Provinces have been compelled to draw up their respective budgets for the second consecutive year of 2003-04 on the basis of resources allocation formula which has expired its constitutional term in 2001-02.
Sindh and NWFP assemblies have unanimously passed very harsh statements on the NFC issue a few weeks ago. Balochistan Chief Minister and other ministers have also spoken on difficulties they face in formulation of budget because of what they allege an unjust and unfair NFC formula.
Ministers in Karachi, Quetta and Peshawar are under the pressure of their assembly members to demand greater resources for the key projects of their respective provinces. There is a lot of heart burning that many of the key projects have not been given due priority by a committee of bureaucrats who remain indifferent and callous to needs of the people.
According to the sources in Sindh, only a sum of Rs200 million has been indicated for water supply scheme in Karachi with a total outlay of over Rs6 billion. The demand to set the ball rolling was for Rs500 million. Delay in implementation of a previous water supply schemes pushed up the original estimates and hence ancillary components of their scheme remained unimplemented. Islamabad now wants Sindh to take up completion of those ancillary components of the scheme from its own resources.

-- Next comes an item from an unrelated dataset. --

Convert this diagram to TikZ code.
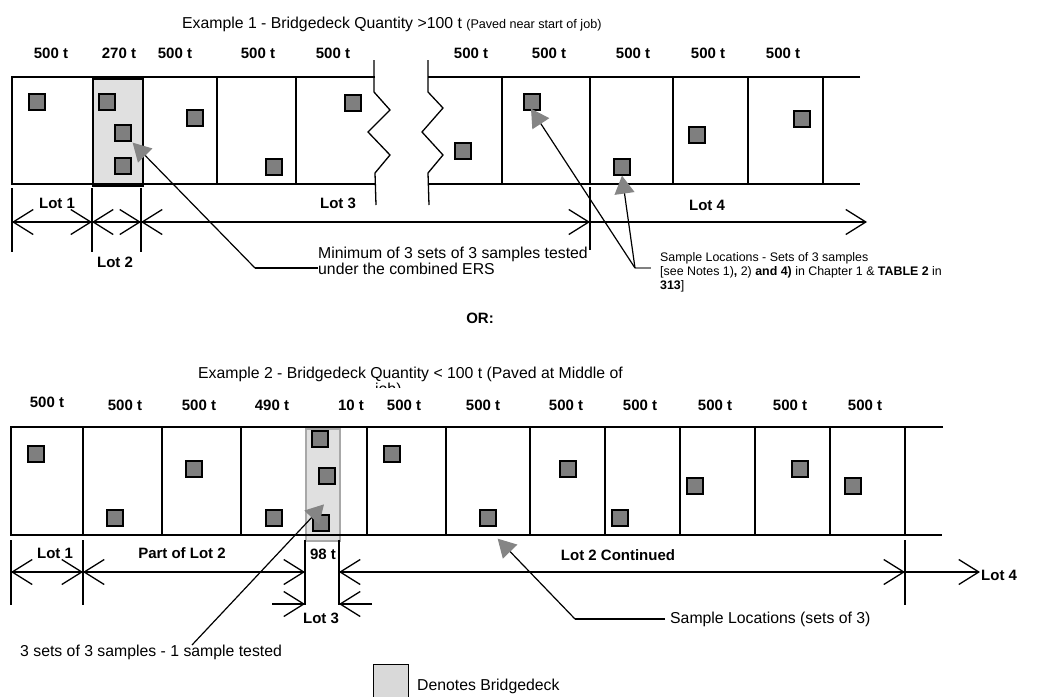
\documentclass[tikz,border=0pt]{standalone}
\usepackage{fontspec}
\setmainfont{Liberation Sans}
\usetikzlibrary{arrows.meta,calc}
\definecolor{sqgray}{HTML}{7F7F7F}
\definecolor{arrgray}{HTML}{858585}
\definecolor{deckgray}{HTML}{E0E0E0}
\definecolor{deckedge}{HTML}{A8A8A8}
\definecolor{leggray}{HTML}{D9D9D9}
\tikzset{
  ln/.style={line width=1.3pt},
  sq/.style={draw, line width=1.3pt, fill=sqgray, minimum size=16pt, inner sep=0pt},
  ton/.style={font=\fontsize{15}{18}\selectfont\bfseries, inner sep=0pt},
  lbl/.style={font=\fontsize{15}{18}\selectfont\bfseries, inner sep=0pt},
  txt/.style={font=\fontsize{15.8}{16}\selectfont, inner sep=0pt, align=left},
  smalltxt/.style={font=\fontsize{12.4}{14}\selectfont, inner sep=0pt, align=left},
  dimboth/.style={line width=1.3pt, {Straight Barb[length=20pt,width=25pt]}-{Straight Barb[length=20pt,width=25pt]}},
  dimend/.style={line width=1.3pt, -{Straight Barb[length=20pt,width=25pt]}},
  callout/.style={line width=1.2pt, -{Triangle[length=18pt,width=20pt,color=arrgray,fill=arrgray]}},
}
\begin{document}
\begin{tikzpicture}[x=1pt,y=-1pt]
\useasboundingbox (0,0) rectangle (1057,696);

% ---------------- Example 1 ----------------
\node[txt, anchor=base west] (title1) at (182,28) {Example 1 - Bridgedeck Quantity >100 t {\fontsize{12.6}{14}\selectfont(Paved near start of job)}};

\foreach \x/\t [count=\i] in {51/500 t,119/270 t,175/500 t,258/500 t,333/500 t,471/500 t,549/500 t,633/500 t,708/500 t,783/500 t}
  \node[ton] (ta\i) at (\x,53) {\t};

% deck (shaded)
\node[draw, line width=1.8pt, fill=deckgray, minimum width=50pt, minimum height=107pt, inner sep=0pt, anchor=north west] (deck1) at (92,78) {};

% strip left part
\draw[ln] (375,77) -- (12,77) -- (12,184) -- (376,184);
\foreach \x in {217,296} \draw[ln] (\x,77) -- (\x,184);
% strip right part
\draw[ln] (860,77) -- (428,77);
\draw[ln] (428,184) -- (860,184);
\foreach \x in {502,590,673,748,823} \draw[ln] (\x,77) -- (\x,184);
% break lines
\draw[ln] (374,60) -- (374,92) -- (390,110) -- (368,132) -- (390,155) -- (375,173) -- (376,205);
\draw[ln] (428,60) -- (428,92) -- (443,108) -- (422,132) -- (443,155) -- (428,173) -- (429,205);

% samples
\node[sq] (e1a) at (37,102) {};
\node[sq] (e1b) at (107,102) {};
\node[sq] (e1c) at (123,133) {};
\node[sq] (e1d) at (123,166) {};
\node[sq] (e1e) at (195,118) {};
\node[sq] (e1f) at (274,167) {};
\node[sq] (e1g) at (353,103) {};
\node[sq] (e1h) at (463,151) {};
\node[sq] (e1i) at (532,102) {};
\node[sq] (e1j) at (622,167) {};
\node[sq] (e1k) at (697,135) {};
\node[sq] (e1l) at (802,119) {};

% dimension lines
\foreach \x in {12,92,141} \draw[ln] (\x,188) -- (\x,252);
\draw[ln] (590,187) -- (590,250);
\coordinate (d1a) at (12,222);
\coordinate (d1b) at (92,222);
\coordinate (d1c) at (141,222);
\coordinate (d1d) at (590,222);
\coordinate (d1e) at (867,222);
\draw[dimboth] (d1a) -- (d1b);
\draw[dimboth] (d1b) -- (d1c);
\draw[dimboth] (d1c) -- (d1d);
\draw[dimend] (d1d) -- (d1e);
\node[lbl] (lot11) at (57,203) {Lot 1};
\node[lbl] (lot12) at (115,262) {Lot 2};
\node[lbl] (lot13) at (338,203) {Lot 3};
\node[lbl] (lot14) at (707,205) {Lot 4};

% callouts
\node[txt, anchor=north west] (min1) at (318,247) {Minimum of 3 sets of 3 samples tested\\under the combined ERS};
\coordinate (k1e) at (318,268);
\coordinate (k1) at (255,268);
\draw[ln, line width=1.2pt] (k1e) -- (k1);
\draw[callout] (k1) -- ($(e1c.south east)+(1,1)$);

\node[smalltxt, anchor=north west] (samp1) at (660,252) {Sample Locations - Sets of 3 samples\\{}[see Notes 1)\textbf{,} 2) \textbf{and 4)} in Chapter 1 \& \textbf{TABLE 2} in\\\textbf{313}]};
\coordinate (k2) at (635,268);
\coordinate (k2e) at (651,268);
\draw[line width=1.2pt, gray] (k2) -- (k2e);
\draw[callout] (k2) -- ($(e1i.south)+(-1,-2)$);
\draw[callout] (k2) -- (e1j.south);

\node[lbl] (or) at (480,318) {OR:};

% ---------------- Example 2 ----------------
\node[txt, anchor=base west] (title2) at (198,378) {Example 2 - Bridgedeck Quantity < 100 t (Paved at Middle of};
\begin{scope}
  \clip (360,370) rectangle (410,387.5);
  \node[txt, anchor=base west] (title2b) at (375,394.5) {job)};
\end{scope}

\foreach \x/\y/\t [count=\i] in {47/402/500 t,125/405/500 t,199/405/500 t,272/405/490 t,351/405/10 t,404/405/500 t,483/405/500 t,566/405/500 t,640/405/500 t,715/405/500 t,790/405/500 t,865/405/500 t}
  \node[ton] (tb\i) at (\x,\y) {\t};

\node[draw=deckedge, line width=1.8pt, fill=deckgray, minimum width=34pt, minimum height=112pt, inner sep=0pt, anchor=north west] (deck2) at (305,428) {};

\draw[ln] (943,427) -- (11,427) -- (11,535) -- (942,535);
\foreach \x in {83,162,241,367,446,530,605,680,755,830,905} \draw[ln] (\x,427) -- (\x,535);

\node[sq] (e2a) at (36,454) {};
\node[sq] (e2b) at (115,518) {};
\node[sq] (e2c) at (194,469) {};
\node[sq] (e2d) at (274,518) {};
\node[sq] (e2e) at (320,439) {};
\node[sq] (e2f) at (327,476) {};
\node[sq] (e2g) at (321,523) {};
\node[sq] (e2h) at (392,454) {};
\node[sq] (e2i) at (488,518) {};
\node[sq] (e2j) at (568,469) {};
\node[sq] (e2k) at (620,518) {};
\node[sq] (e2l) at (695,486) {};
\node[sq] (e2m) at (800,469) {};
\node[sq] (e2n) at (853,486) {};

% dimension lines
\foreach \x in {11,83,305,339,905} \draw[ln] (\x,540) -- (\x,605);
\coordinate (d2a) at (11,572);
\coordinate (d2b) at (83,572);
\coordinate (d2c) at (305,572);
\coordinate (d2d) at (339,572);
\coordinate (d2e) at (905,572);
\coordinate (d2f) at (980,572);
\coordinate (d2g) at (272,604);
\coordinate (d2h) at (305,604);
\coordinate (d2i) at (372,604);
\coordinate (d2j) at (339,604);
\draw[dimboth] (d2a) -- (d2b);
\draw[dimboth] (d2b) -- (d2c);
\draw[dimboth] (d2d) -- (d2e);
\draw[dimend] (d2e) -- (d2f);
\draw[dimend] (d2g) -- (d2h);
\draw[dimend] (d2i) -- (d2j);
\node[lbl] (lot21) at (55,553) {Lot 1};
\node[lbl] (lot22) at (182,553) {Part of Lot 2};
\node[lbl] (t98) at (323,554) {98 t};
\node[lbl] (lot23) at (321,618) {Lot 3};
\node[lbl] (lot2c) at (618,555) {Lot 2 Continued};
\node[lbl, anchor=west] (lot24) at (981,575) {Lot 4};

% callouts
\node[txt, anchor=west] (three) at (20,652) {3 sets of 3 samples - 1 sample tested};
\coordinate (k3) at (192,645);
\draw[callout] (k3) -- ($(e2g.north)+(3,-10)$);

\node[txt, anchor=west] (samp2) at (670,619) {Sample Locations (sets of 3)};
\coordinate (k4) at (575,619);
\coordinate (k4e) at (665,619);
\draw[line width=1.2pt] (k4e) -- (k4);
\draw[callout] (k4) -- ($(e2i.south east)+(1,12)$);

% legend
\node[draw, line width=1.3pt, fill=leggray, minimum width=35pt, minimum height=36pt, inner sep=0pt, anchor=north west] (leg) at (373,664) {};
\node[txt, anchor=west] (legt) at (417,686) {Denotes Bridgedeck};
\end{tikzpicture}
\end{document}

Islamabad also wants Sindh to finance 37 per cent of Rs 2.87 billion Lyari Expressway Settlement project which planners in Karachi feel is virtually impossible because of the meagre resources.
Officials say that Islamabad has made it clear to the provinces to finance their respective development programmes from their own resources in view of what is being maintained “increasing trend of transfers to the provinces from 2.5 per cent of the GST.” A Committee of bureaucrats has made no provision for Education Sector Reforms (ESR), villages electrification and devolution programme. In the current development budget of Rs 134 billion. A mid term review in January this year forced the decision makers to provide Rs1 billion for ESR and Rs500 million for village electrification.
The public sector development plan for 2003-04 stipulates Rs 105 billion for the federal government and Rs 47 billion for the provinces. Provincial programmes reflect estimates of the provincial annual development programmes. In addition, the PSDP stipulates Rs4.5 billion Tameer-e-Pakistan and Rs2.5 billion for federal priority programmes to supplement development efforts of the provincial governments.
But the budget documents distributed among the provinces are silent on provincial shares in Tameer-e-Sindh and federal priority programmes. The sources in Karachi expect that this issue would also generate a lot of heat.
The federal development programme of Rs105 billion for 03- 04 is 16.7 per cent higher than Rs90 billion programme under implementation in the current fiscal year. The next fiscal year’s PSDP includes a foreign exchange component of Rs30 billion.
Out of Rs105 billion, the federal ministries will get Rs54.4 billion, special areas FATA, AJK and Northern areas Rs8.1 billion, special programmes of Rs9 billion include Rs4.5 billion Tameer-e-Pakistan, Rs2.5 billion priority programmes and Rs2 billion drought emergency relief programme. The public sector corporations will get Rs33.5 billion.
According to the budget document major thrust of the 2003-04 development programme is on social sectors and poverty related expenditure with an allocation of Rs35 billion which is 33 per cent of the development outlay. Transport and communications claim 26 per cent, water resources development 12 per cent and physical planning and housing 10 per cent.
For the current fiscal year expiring end June the total development outlay is Rs134 billion that include Rs90 billion federal government and Rs44 billion provincial governments.
Utilization of development funds remain slow till first half of the current fiscal year because of the hangover effects of Presidential referendum held on April 30 and later the general elections in October. Official agencies reported utilization of Rs51 billion out of Rs134 billion by end December 2002. Out of Rs90 billion federal programme only a sum of Rs31 billion could be utilized while provinces could spend only Rs20 billion.
Utilization of development funds is reported to have picked up in the third quarter of the current fiscal year after the installation of elected governments. An optimistic assessment now suggests utilization of Rs 132 billion by end June. This include Rs88 billion out of Rs90 billion federal development outlay and 100 per cent of Rs44 billion provincial government programmes.